Handy recorded this song several times, and some of those recordings are certainly in the public domain.
Lots of other people also recorded this song, and many of those recordings are also in the public domain.
Download - 206 KB
Thanks to some tips from Thamesynne on the Fediverse I was able to push this one even smaller than the others without any glaring faults in quality. It honstly sounds pretty good, and it’s 10Kbps.
10 Kilobits per second.
A standard 56k modem could recieve 5 copies of this song in real time. Could download this song in 1/5 of real time.
Anyway, that’s enough gushing. I’m doing this work with opusenc from wav and flac files using the following paramaters:
opusenc --bitrate 16 --music --downmix-mono input.wav output.opus
or from ffmpeg using the following paramaters:
ffmpeg -i input.flac -c:a libopus -b:a 16k -map_channel 0.0.0 output.opus
Each of those commands crushes a file to joint mono, and re-encodes it as a 16kbps Opus file. You could tweak the 16 above up or down to get more fidelity or a smaller file.
If you’re working with acoustically recorded 78RPM records, as I am here, it might make sense to downsample to a max frequency of roughly 8Khz, because acoustically recorded 78RPM records had a relitively limited frequency response anyway, and a lot of the sounds outside of that range are going to be surface noise introduced by the playback mechanism, and by decades of wear.
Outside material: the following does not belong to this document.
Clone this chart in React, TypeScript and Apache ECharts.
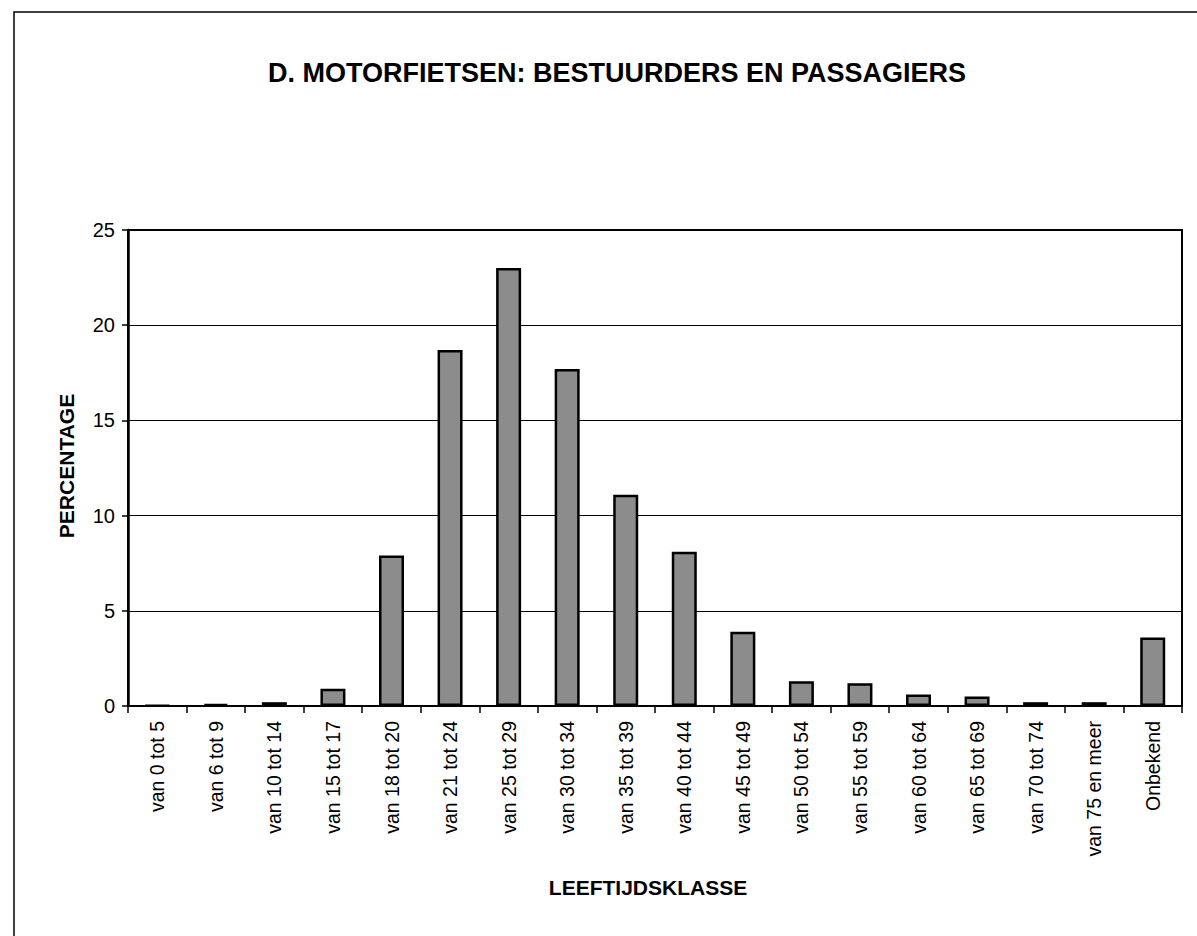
import React, { useEffect, useRef } from "react";
import * as echarts from "echarts";

const categories: string[] = [
  "van 0 tot 5",
  "van 6 tot 9",
  "van 10 tot 14",
  "van 15 tot 17",
  "van 18 tot 20",
  "van 21 tot 24",
  "van 25 tot 29",
  "van 30 tot 34",
  "van 35 tot 39",
  "van 40 tot 44",
  "van 45 tot 49",
  "van 50 tot 54",
  "van 55 tot 59",
  "van 60 tot 64",
  "van 65 tot 69",
  "van 70 tot 74",
  "van 75 en meer",
  "Onbekend",
];

const percentages: number[] = [
  0.03, 0.1, 0.2, 0.9, 7.9, 18.7, 23.0, 17.7, 11.1, 8.1, 3.9, 1.3, 1.2, 0.6, 0.5, 0.2, 0.2, 3.6,
];

const titleText = "D. MOTORFIETSEN: BESTUURDERS EN PASSAGIERS";
const xAxisTitle = "LEEFTIJDSKLASSE";
const yAxisTitle = "PERCENTAGE";

const FONT = "'Liberation Sans', Arial, Helvetica, sans-serif";

export default function App() {
  const ref = useRef<HTMLDivElement>(null);

  useEffect(() => {
    if (!ref.current) return;
    const chart = echarts.init(ref.current, null, { renderer: "svg" });
    chart.setOption({
      animation: false,
      backgroundColor: "#ffffff",
      title: {
        text: titleText,
        left: 612,
        top: 54,
        textAlign: "center",
        textStyle: {
          fontFamily: FONT,
          fontWeight: "bold",
          fontSize: 27,
          color: "#000",
        },
      },
      graphic: [
        {
          type: "rect",
          shape: { x: 14, y: 12, width: 1200, height: 940 },
          style: { fill: "none", stroke: "#000", lineWidth: 1.5 },
          silent: true,
        },
        {
          type: "text",
          x: 648,
          y: 887,
          style: {
            text: xAxisTitle,
            font: `bold 21px ${FONT}`,
            fill: "#000",
            align: "center",
            verticalAlign: "middle",
          },
        },
        {
          type: "text",
          x: 66,
          y: 466,
          rotation: Math.PI / 2,
          style: {
            text: yAxisTitle,
            font: `bold 21px ${FONT}`,
            fill: "#000",
            align: "center",
            verticalAlign: "middle",
          },
        },
      ],
      grid: {
        left: 128,
        top: 230,
        width: 1054,
        height: 476,
        show: true,
        borderColor: "#000",
        borderWidth: 2,
        backgroundColor: "transparent",
      },
      xAxis: {
        type: "category",
        data: categories,
        axisLine: { show: true, lineStyle: { color: "#000", width: 2 } },
        axisTick: { show: true, length: 7, lineStyle: { color: "#000", width: 1.5 } },
        axisLabel: {
          interval: 0,
          rotate: 90,
          margin: 15,
          fontFamily: FONT,
          fontSize: 19.5,
          color: "#000",
        },
      },
      yAxis: {
        type: "value",
        min: 0,
        max: 25,
        interval: 5,
        axisLine: { show: true, lineStyle: { color: "#000", width: 2.5 } },
        axisTick: { show: true, length: 6, lineStyle: { color: "#000", width: 1.5 } },
        axisLabel: {
          margin: 13,
          fontFamily: FONT,
          fontSize: 20,
          color: "#000",
        },
        splitLine: { show: true, lineStyle: { color: "#000", width: 1.2 } },
      },
      series: [
        {
          type: "bar",
          data: percentages,
          barWidth: 25,
          itemStyle: {
            color: "#8c8c8c",
            borderColor: "#000",
            borderWidth: 2.5,
          },
        },
      ],
    });
    return () => chart.dispose();
  }, []);

  return (
    <div
      ref={ref}
      style={{ position: "fixed", left: 0, top: 0, width: 1197, height: 936 }}
    />
  );
}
But this isn’t a hard rule, and it’s a nuanced thing. The settings I described above are somewhat universal. For mono source files, these settings will get you a very small, reasonably good compressed file. If you start cutting frequencies out, you might get a smaller file (or you might not!) and you might get a better sounding file (but you often won’t!).
A lot of the files here are 12Kbps or even 10Kbps. 10 is the lowest I’ve gotten Music to sound like Music. I have gotten spoken word all the way down to 6 without it becoming uninteligable. It’s possible to go lower for speech in other codecs, but those codecs are basically useless for music. Maybe I’ll talk about that some time.